Golf in Croatia

Golf in Croatia
from: http://www.brijuni.hr/, written by Robert Trent Jones, Jr.

“I met a traveler from an antique land….” Shelley’s famous poem “Ozymandias” began.

Recently I attended a golf conference on Brijuni, a beautiful Adriatic island off the Istria Peninsula of Croatia. They played a ProAm on the recently restored golf course there which had been abandoned in 1939. This was not a modern design. It was an antique. There were un-irrigated fairways flowing as nature had provided, simple tee markers on uneven but raised tee boxes, and most interestingly, small sand greens or “browns”. Sand greens have been used in hot desert locations wherever the British Empire laid out a course to amuse its colonists or provide sport for its soldiers and in oil countries of the Middle and Far East and Texas.

At Brijuni the players included the young European professionals who were charmed by this unusual game of golf.
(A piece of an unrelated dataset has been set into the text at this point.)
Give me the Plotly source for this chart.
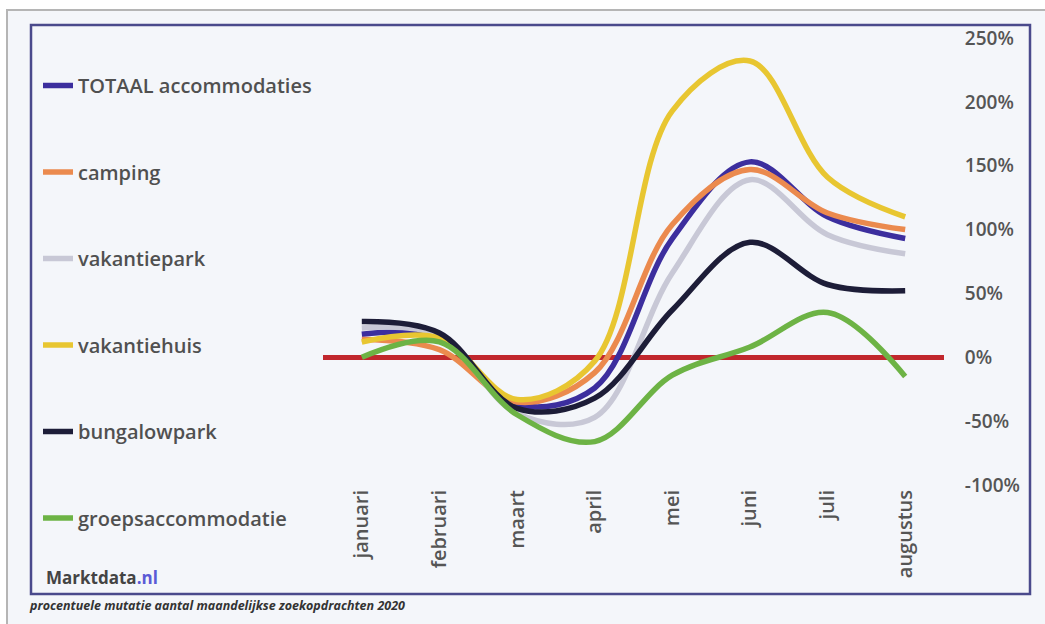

It was a step back in time before OPEC was founded in a Brijuni conference hall by third-world oil producers, before communism, before World War II, when barons and princesses played with the social elite. There are Roman ruins on the island nearby and the deer and other animals graze the fairways -- they are the mowers of the grass. There are other simple charming venues in distant lands from the rubber plantations in Malaysia to the geyser-filled lava flows of Iceland. These natural layouts simply follow the land to holes with flagsticks and an invitation for a beautiful walk.

Today when modern courses are too long, too expensive and too hard and take too much time, try an antique course where nature simply charms and stirs the golfer’s imagination of why the game of golf, in all its forms, has given enjoyment for half a millennium.

The more modern golf course variation at Penha Longa Golf Club in Portugal includes a hole played under an antique Roman aqueduct. At Cancun, Mexico, a Mayan Chacmool statue oversees your putts on a green. These are golf courses in the ruins. Will they withstand the test of time? Only time will tell.